When we use our time to acquire things, we are negotiating about how much time we need/have to give to match the perceived value of an object.  A watch can be worth 200 of your hours.  A meal can be worth 10 of your hours.  And those are some pretty pricey items, but there are people out there for whom there is no longer a value on time.  They are free from this bond.  Their time has been deemed more valuable than yours. Big ticket items cost minutes of work for them in comparison.  When did we decide that it was ok for our times to have such drastically different values?

As a result of this magnitude of economic disparity, campaign contributions in the U.S. election only had value if they came from SuperPACs.  Bernie Sanders’ campaign proved this disparity, having received a record number of individual contributions, and still never enough to match Clinton’s Superdelegate count (*superdelegate: an unelected delegate who is free to support any candidate for the presidential nomination at the party’s national convention.  They have no ties to voter preference, so are essentially for-purchase votes.)  Individual campaign contributions should be capped at $100 and SuperPACs (corporations) should not be allowed unlimited funding.

Public funding must be allocated to the election process to allow for a neutral public forum for debates.  Public airwaves should be available to any qualified candidate, meaning anyone who has a viable platform to run for office.

We must withdraw the notion of corporate welfare.  No corporation should be so big that its failure will collapse the economy.  We must break up the concentrations of corporate power.  We must take away corporate rights and privileges that are equivalent to humans.  Every person deserves the right to a means of livelihood, but corporations do not deserve this same right.  Based on the way that corporations operate today, human labour is disposable and this mentality must not be condoned.  Workers must have control over their pension funds and must have ownership stakes in what they produce for the reason that this creates a direct relationship between hard work and success; in other words, accountability.

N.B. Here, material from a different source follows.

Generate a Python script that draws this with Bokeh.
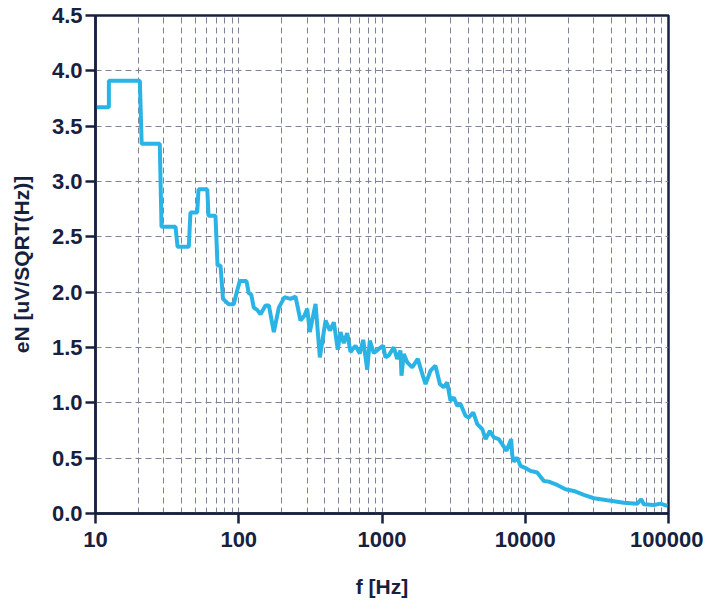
from bokeh.plotting import figure
from bokeh.models import Range1d, FixedTicker, ColumnDataSource
from bokeh.embed import file_html
from bokeh.resources import INLINE

# ---- data ----
freq_hz = [10, 12.4, 12.4, 20.4, 21.0, 28.1, 28.9, 36.2, 37.4, 44.8, 46.0, 51.3, 52.4,
           60.3, 61.5, 68.8, 71.1, 74.6, 77.6, 85.2, 92.3, 96.4, 101.7, 113.2, 117.5,
           122.1, 127.3, 134.5, 141.9, 153.8, 162.2, 175.8, 190.5, 208.6, 229.7, 249.0,
           269.8, 287.8, 300.6, 313.4, 343.6, 368.3, 403.6, 432.5, 461.3, 491.4, 513.2,
           541.1, 571.3, 602.6, 653.0, 699.8, 739.3, 788.5, 822.0, 876.9, 950.6, 1019,
           1057, 1115, 1209, 1276, 1346, 1368, 1419, 1500, 1625, 1778, 1879, 2014, 2183,
           2361, 2535, 2698, 2851, 3006, 3170, 3350, 3532, 3828, 4036, 4335, 4624, 5010,
           5284, 5664, 6039, 6531, 6902, 7396, 7978, 8110, 8318, 8790, 9268, 9886, 10890,
           12110, 13490, 14590, 16710, 19100, 21830, 25650, 30130, 37350, 48760, 60500,
           64450, 67250, 78950, 87900, 98000]
en_uv = [3.67, 3.67, 3.91, 3.91, 3.34, 3.34, 2.59, 2.59, 2.41, 2.41, 2.72, 2.72, 2.93,
         2.93, 2.69, 2.69, 2.24, 2.24, 1.94, 1.89, 1.89, 1.99, 2.10, 2.10, 1.99,
         1.98, 1.86, 1.84, 1.80, 1.88, 1.88, 1.64, 1.86, 1.955, 1.94, 1.96,
         1.744, 1.79, 1.85, 1.64, 1.895, 1.41, 1.744, 1.653, 1.728, 1.48, 1.64,
         1.54, 1.63, 1.46, 1.517, 1.445, 1.569, 1.30, 1.562, 1.45, 1.487, 1.517,
         1.411, 1.427, 1.502, 1.397, 1.472, 1.245, 1.442, 1.366, 1.321, 1.397, 1.291, 1.17, 1.291,
         1.336, 1.17, 1.14, 1.185, 1.02, 1.049, 0.974, 0.989, 0.883, 0.868, 0.913, 0.808, 0.763,
         0.672, 0.745, 0.687, 0.672, 0.627, 0.566, 0.672, 0.53, 0.469, 0.505, 0.43, 0.415, 0.385,
         0.37, 0.294, 0.288, 0.258, 0.219, 0.204, 0.168, 0.138, 0.12, 0.098, 0.089,
         0.129, 0.083, 0.077, 0.089, 0.068]

x_major_ticks = [10, 100, 1000, 10000, 100000]
x_tick_labels = ["10", "100", "1000", "10000", "100000"]
x_minor_ticks = [m * d for d in [10, 100, 1000, 10000] for m in range(2, 10)]
y_ticks = [0.0, 0.5, 1.0, 1.5, 2.0, 2.5, 3.0, 3.5, 4.0, 4.5]
y_tick_labels = ["0.0", "0.5", "1.0", "1.5", "2.0", "2.5", "3.0", "3.5", "4.0", "4.5"]

NAVY = "#17213f"
GRID = "#7d8298"
LINE = "#2ab4e6"
FONT = "Liberation Sans"

p = figure(width=703, height=602, x_axis_type="log",
           x_range=Range1d(10, 100000), y_range=Range1d(0, 4.5),
           output_backend="svg", toolbar_location=None,
           min_border_left=95, min_border_right=35, min_border_top=15, min_border_bottom=89)
p.background_fill_color = "white"
p.border_fill_color = "white"
p.outline_line_color = NAVY
p.outline_line_width = 2.5

src = ColumnDataSource(dict(f=freq_hz, en=en_uv))
p.line("f", "en", source=src, line_color=LINE, line_width=4)

# axes
p.xaxis.ticker = FixedTicker(ticks=x_major_ticks, minor_ticks=[])
p.xaxis.major_label_overrides = {t: s for t, s in zip(x_major_ticks, x_tick_labels)}
p.yaxis.ticker = FixedTicker(ticks=y_ticks, minor_ticks=[])
p.yaxis.major_label_overrides = {t: s for t, s in zip(y_ticks, y_tick_labels)}

for ax in (p.xaxis[0], p.yaxis[0]):
    ax.axis_line_color = NAVY
    ax.axis_line_width = 2.5
    ax.major_tick_line_color = NAVY
    ax.major_tick_line_width = 2.5
    ax.major_tick_out = 10
    ax.major_tick_in = 0
    ax.minor_tick_out = 0
    ax.minor_tick_in = 0
    ax.major_label_text_font = FONT
    ax.major_label_text_font_style = "bold"
    ax.major_label_text_font_size = "22px"
    ax.major_label_text_color = NAVY
    ax.axis_label_text_font = FONT
    ax.axis_label_text_font_style = "bold"
    ax.axis_label_text_font_size = "21px"
    ax.axis_label_text_color = NAVY

p.xaxis.axis_label = "f [Hz]"
p.yaxis.axis_label = "eN [uV/SQRT(Hz)]"
p.xaxis.major_label_standoff = 8
p.xaxis.axis_label_standoff = 25
p.yaxis.major_label_standoff = 3
p.yaxis.axis_label_standoff = 16

# grids
p.xgrid.ticker = FixedTicker(ticks=sorted(x_minor_ticks + x_major_ticks))
p.ygrid.ticker = FixedTicker(ticks=y_ticks)
for g in (p.xgrid[0], p.ygrid[0]):
    g.grid_line_color = GRID
    g.grid_line_width = 1
    g.grid_line_dash = "6 4"

open("out.html", "w").write(file_html(p, INLINE))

But we must stop lying to ourselves and to others and we must actually do the work that needs doing.

It is time to voluntarily simplify our lives.  Conspicuous consumption must go.  Buy only what we need, seek things that have good value, and prefer local and independently-made items (no big conglomerates).  When we do this, we will be able to work less hours to meet our financial goals.  This will create more time to spend gardening, with family, or doing community service.  Giving our energy back into the earth, our loved ones, and life itself is our best way to remove the value placed in time and put that value back into existence, through the shared gratitude of the experience itself.

The funny thing is that I still believe in my motto of fake it till you make it.  I believe that if I put a smile on my face and love who I am and what I am seeing in the world, that this little lie will make myself and thus the world a little bit better.  And I still believe that I am not an asshole for doing this.  So which me is correct? 

I can only assume that it’s both. 

Know thyself.  See the pain inside.  Hide it if you must, but see it, and consciously put it aside.  Let it back in when it knocks on your door of consciousness.  Deal with it when you are ready.  But deal with it, because it will not go away on its own.  Lie if you need to, but never forget that you are a liar.